%%

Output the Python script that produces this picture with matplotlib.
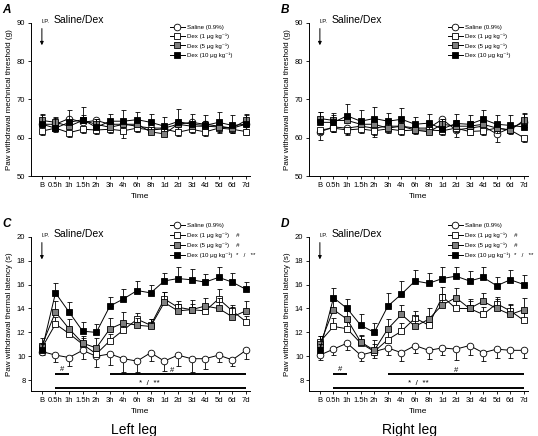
import matplotlib
matplotlib.use("Agg")
import matplotlib.pyplot as plt
from matplotlib.lines import Line2D
import numpy as np

plt.rcParams['font.family'] = ['Liberation Sans', 'DejaVu Sans']

time_labels = ["B", "0.5h", "1h", "1.5h", "2h", "3h", "4h", "6h", "8h",
               "1d", "2d", "3d", "4d", "5d", "6d", "7d"]

# Panel A: left leg mechanical threshold (g)
A_saline = [63.5, 63.5, 65.0, 64.0, 64.5, 63.5, 63.5, 63.0, 62.5, 62.5, 63.5, 64.0, 63.5, 63.0, 62.5, 63.5]
A_dex1   = [61.7, 62.5, 61.3, 62.2, 62.0, 62.2, 61.8, 62.5, 62.0, 62.3, 61.4, 62.2, 61.5, 62.5, 62.2, 61.6]
A_dex5   = [64.5, 64.0, 63.0, 64.5, 63.5, 62.7, 63.5, 63.5, 61.5, 61.0, 63.5, 63.0, 63.0, 62.8, 62.5, 64.5]
A_dex10  = [63.5, 62.5, 64.0, 64.7, 62.7, 64.3, 64.3, 64.7, 64.0, 63.0, 64.2, 63.5, 63.2, 64.0, 63.2, 63.5]
A_saline_err = [1.5, 1.2, 1.5, 1.3, 1.2, 1.2, 1.5, 1.2, 1.3, 1.5, 1.4, 1.2, 1.3, 1.5, 1.3, 1.2]
A_dex1_err   = [1.0, 1.0, 1.2, 1.0, 1.0, 1.0, 1.8, 1.0, 1.0, 1.2, 1.0, 1.0, 1.0, 1.2, 1.0, 1.0]
A_dex5_err   = [1.5, 1.2, 1.5, 1.5, 1.3, 1.2, 1.5, 1.5, 1.3, 1.3, 1.5, 1.3, 1.3, 1.5, 1.2, 1.5]
A_dex10_err  = [2.7, 3.0, 3.2, 3.4, 2.3, 2.0, 2.8, 1.9, 2.1, 2.5, 3.4, 2.7, 2.8, 2.6, 2.7, 2.6]

# Panel B: right leg mechanical threshold (g)
B_saline = [61.5, 62.8, 62.5, 63.0, 62.5, 63.0, 63.0, 62.5, 62.5, 64.8, 62.0, 62.5, 63.0, 61.0, 62.5, 64.0]
B_dex1   = [62.0, 62.5, 62.0, 62.3, 61.8, 62.3, 61.8, 62.0, 62.0, 61.8, 62.5, 61.6, 61.8, 62.5, 62.0, 60.0]
B_dex5   = [65.0, 64.5, 64.5, 63.5, 63.5, 62.5, 63.0, 62.0, 61.5, 63.5, 63.0, 63.0, 63.5, 62.5, 62.0, 64.5]
B_dex10  = [64.0, 64.0, 65.7, 64.3, 65.0, 64.3, 64.8, 63.5, 63.8, 62.3, 63.7, 63.5, 64.8, 63.5, 63.2, 62.8]
B_saline_err = [2.0, 1.2, 1.5, 1.3, 1.8, 1.2, 1.5, 1.2, 1.3, 1.0, 1.8, 1.2, 1.3, 2.0, 1.3, 1.2]
B_dex1_err   = [1.0, 1.0, 1.2, 1.0, 1.5, 1.0, 1.2, 1.0, 1.0, 1.2, 1.0, 1.0, 1.2, 1.2, 1.0, 1.0]
B_dex5_err   = [1.8, 1.5, 1.5, 1.5, 1.5, 1.2, 1.5, 1.2, 1.3, 1.5, 1.5, 1.3, 1.3, 1.5, 1.2, 1.8]
B_dex10_err  = [2.8, 2.5, 3.0, 3.0, 3.0, 2.2, 3.0, 1.9, 2.4, 2.7, 2.5, 2.5, 2.5, 2.5, 2.8, 3.7]

# Panel C: left leg thermal latency (s)
C_saline = [10.4, 10.1, 9.9, 10.5, 10.0, 10.2, 9.8, 9.6, 10.3, 9.6, 10.1, 9.8, 9.8, 10.1, 9.7, 10.5]
C_dex1   = [10.7, 12.7, 11.9, 11.0, 10.2, 11.3, 12.2, 13.1, 12.6, 14.8, 14.1, 13.9, 13.8, 14.8, 13.8, 12.9]
C_dex5   = [10.9, 13.7, 12.3, 11.1, 10.7, 12.3, 12.8, 12.6, 12.5, 14.5, 13.8, 13.9, 14.2, 14.0, 13.3, 13.8]
C_dex10  = [10.5, 15.3, 13.7, 12.1, 12.0, 14.2, 14.8, 15.5, 15.3, 16.3, 16.5, 16.4, 16.2, 16.6, 16.2, 15.6]
C_saline_err = [0.3, 0.6, 0.7, 0.7, 0.9, 0.9, 1.1, 0.9, 0.7, 0.8, 0.9, 1.1, 0.9, 0.6, 0.5, 0.7]
C_dex1_err   = [0.4, 0.6, 0.5, 0.5, 0.5, 0.6, 0.6, 0.5, 0.5, 0.6, 0.5, 0.5, 0.6, 0.8, 0.5, 0.5]
C_dex5_err   = [0.6, 0.9, 0.8, 0.6, 0.8, 0.9, 0.9, 0.6, 0.6, 0.9, 0.6, 0.8, 0.7, 0.9, 0.8, 0.8]
C_dex10_err  = [0.5, 0.8, 0.8, 0.8, 0.7, 0.8, 0.8, 0.8, 0.7, 0.7, 1.0, 0.9, 0.7, 0.9, 0.8, 0.6]

# Panel D: right leg thermal latency (s)
D_saline = [10.1, 10.6, 11.1, 10.1, 10.4, 10.7, 10.3, 10.9, 10.5, 10.7, 10.6, 10.9, 10.3, 10.6, 10.5, 10.5]
D_dex1   = [11.2, 12.5, 12.3, 11.1, 10.4, 11.4, 12.1, 13.2, 12.6, 15.0, 14.0, 14.0, 13.5, 14.4, 13.8, 13.0]
D_dex5   = [11.0, 13.9, 13.1, 11.2, 10.5, 12.3, 13.5, 12.5, 13.1, 14.3, 14.9, 14.0, 14.6, 14.0, 13.5, 13.9]
D_dex10  = [10.5, 14.9, 14.0, 12.6, 12.0, 14.2, 15.2, 16.3, 16.1, 16.5, 16.7, 16.3, 16.6, 15.9, 16.4, 16.0]
D_saline_err = [0.4, 0.5, 0.6, 0.5, 0.5, 0.6, 0.7, 0.6, 0.7, 0.6, 0.9, 0.8, 0.7, 0.7, 0.6, 0.6]
D_dex1_err   = [0.5, 0.7, 0.6, 0.6, 0.6, 0.7, 0.7, 0.6, 0.6, 0.8, 0.6, 0.6, 0.6, 0.6, 0.6, 0.6]
D_dex5_err   = [0.7, 0.7, 0.7, 0.6, 0.9, 0.8, 0.8, 0.9, 0.9, 0.9, 0.8, 0.8, 0.7, 0.8, 0.8, 1.0]
D_dex10_err  = [0.5, 0.8, 0.8, 0.9, 0.8, 1.1, 1.1, 0.9, 0.9, 1.0, 0.8, 0.8, 0.9, 0.7, 0.8, 0.8]

legend_labels = ["Saline (0.9%)", "Dex (1 \u03bcg kg\u207b\u00b9)", "Dex (5 \u03bcg kg\u207b\u00b9)",
                 "Dex (10 \u03bcg kg\u207b\u00b9)"]
legend_marks_CD = ["", "    #", "    #", "  *   /   **"]

styles = [dict(marker="o", mfc="white"), dict(marker="s", mfc="white"),
          dict(marker="s", mfc="#7f7f7f"), dict(marker="s", mfc="black")]

W, H = 538, 436
fig = plt.figure(figsize=(W / 100, H / 100), dpi=100)

def px_axes(left, top, right, bottom):
    return fig.add_axes([left / W, 1 - bottom / H, (right - left) / W, (bottom - top) / H])

x = np.arange(len(time_labels))

panels = [
    ("A", px_axes(31, 22.7, 250, 176), [A_saline, A_dex1, A_dex5, A_dex10],
     [A_saline_err, A_dex1_err, A_dex5_err, A_dex10_err], ["down", "down", "up", "up"],
     (50, 90), [50, 60, 70, 80, 90], "Paw withdrawal mechnical threshold (g)", 0.985, 0.6),
    ("B", px_axes(309, 22.7, 528, 176), [B_saline, B_dex1, B_dex5, B_dex10],
     [B_saline_err, B_dex1_err, B_dex5_err, B_dex10_err], ["down", "down", "up", "up"],
     (50, 90), [50, 60, 70, 80, 90], "Paw withdrawal mechnical threshold (g)", 0.985, 0.6),
    ("C", px_axes(31, 236.7, 250, 391), [C_saline, C_dex1, C_dex5, C_dex10],
     [C_saline_err, C_dex1_err, C_dex5_err, C_dex10_err], ["down", "up", "up", "up"],
     (7.1, 20), [8, 10, 12, 14, 16, 18, 20], "Paw withdrawal thermal latency (s)", 1.09, 0.72),
    ("D", px_axes(309, 236.7, 528, 391), [D_saline, D_dex1, D_dex5, D_dex10],
     [D_saline_err, D_dex1_err, D_dex5_err, D_dex10_err], ["down", "up", "up", "up"],
     (7.1, 20), [8, 10, 12, 14, 16, 18, 20], "Paw withdrawal thermal latency (s)", 1.09, 0.72),
]

for name, ax, series, errs, dirs, ylim, yticks, ylabel, legy, lspace in panels:
    for i, (vals, err, d, st) in enumerate(zip(series, errs, dirs, styles)):
        err = np.array(err)
        yerr = [np.zeros_like(err), err] if d == "up" else [err, np.zeros_like(err)]
        ax.errorbar(x, vals, yerr=yerr, fmt="none", ecolor="black", elinewidth=0.6,
                    capsize=1.8, capthick=0.6, zorder=2 + i)
        ax.plot(x, vals, color="black", lw=0.7, marker=st["marker"], mfc=st["mfc"],
                mec="black", mew=0.6, ms=4.8, zorder=3 + i)
    ax.set_xlim(-0.8, 15.3)
    ax.set_ylim(*ylim)
    ax.set_yticks(yticks)
    ax.set_xticks(x)
    ax.set_xticklabels(time_labels)
    ax.tick_params(labelsize=5.5, length=2, width=0.6, pad=2)
    for s in ["top", "right"]:
        ax.spines[s].set_visible(False)
    for s in ["left", "bottom"]:
        ax.spines[s].set_linewidth(0.7)
    ax.set_ylabel(ylabel, fontsize=5.8, labelpad=3)
    ax.set_xlabel("Time", fontsize=6, labelpad=3)
    ax.text(-0.13, 1.12, name, transform=ax.transAxes, fontsize=8.5, fontweight="bold",
            style="italic", va="top", ha="left")
    # I.P. Saline/Dex annotation
    ytop = ylim[1]
    span = ylim[1] - ylim[0]
    ax.annotate("", xy=(0, ytop - 0.165 * span), xytext=(0, ytop - 0.02 * span),
                arrowprops=dict(arrowstyle="-|>", color="black", lw=0.7,
                                mutation_scale=5))
    ax.text(0.0, ytop - 0.01 * span, "I.P.", fontsize=4.2, ha="left", va="bottom")
    ax.text(0.85, ytop - 0.015 * span, "Saline/Dex", fontsize=7.5, ha="left", va="bottom")
    # legend
    handles = [Line2D([], [], color="black", lw=0.7, marker=st["marker"], mfc=st["mfc"],
                      mec="black", mew=0.6, ms=4.8) for st in styles]
    if name in ("C", "D"):
        labels = [l + m for l, m in zip(legend_labels, legend_marks_CD)]
    else:
        labels = legend_labels
    ax.legend(handles, labels, loc="upper left", bbox_to_anchor=(0.635, legy),
              frameon=False, fontsize=4.4, handlelength=2.4, handletextpad=0.3,
              labelspacing=lspace, borderaxespad=0, borderpad=0)

# significance bars in panels C and D
sig_C = dict(short=(1, 2, 8.55, 1.5), long=(5, 15, 8.55, 9.6), all=(1, 15, 7.35, 7.9))
sig_D = dict(short=(1, 2, 8.55, 1.5), long=(5, 15, 8.55, 10.0), all=(1, 15, 7.35, 7.2))
for (name, ax, *_), sig in zip(panels[2:], [sig_C, sig_D]):
    x0, x1, yb, tx = sig["short"]
    ax.plot([x0, x1], [yb, yb], color="black", lw=1.4, solid_capstyle="butt")
    ax.text(tx, yb + 0.05, "#", fontsize=5.5, ha="center", va="bottom")
    x0, x1, yb, tx = sig["long"]
    ax.plot([x0, x1], [yb, yb], color="black", lw=1.4, solid_capstyle="butt")
    ax.text(tx, yb - 0.05, "#", fontsize=5.5, ha="center", va="bottom")
    x0, x1, yb, tx = sig["all"]
    ax.plot([x0, x1], [yb, yb], color="black", lw=1.4, solid_capstyle="butt", clip_on=False)
    ax.text(tx, yb + 0.1, "*  /  **", fontsize=5.8, ha="center", va="bottom")

fig.text(134 / W, 1 - 430 / H, "Left leg", fontsize=10, ha="center", va="center")
fig.text(410 / W, 1 - 430 / H, "Right leg", fontsize=10, ha="center", va="center")

fig.savefig("out.png", dpi=100)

%%

Exactly restate the lines from the beginning of the data through the line with "plt.rcParams['font.family'] = ['Liberation", and no others, keeping pictures out.

Output the Python script that produces this picture with matplotlib.
import matplotlib
matplotlib.use("Agg")
import matplotlib.pyplot as plt
from matplotlib.lines import Line2D
import numpy as np

plt.rcParams['font.family'] = ['Liberation Sans', 'DejaVu Sans']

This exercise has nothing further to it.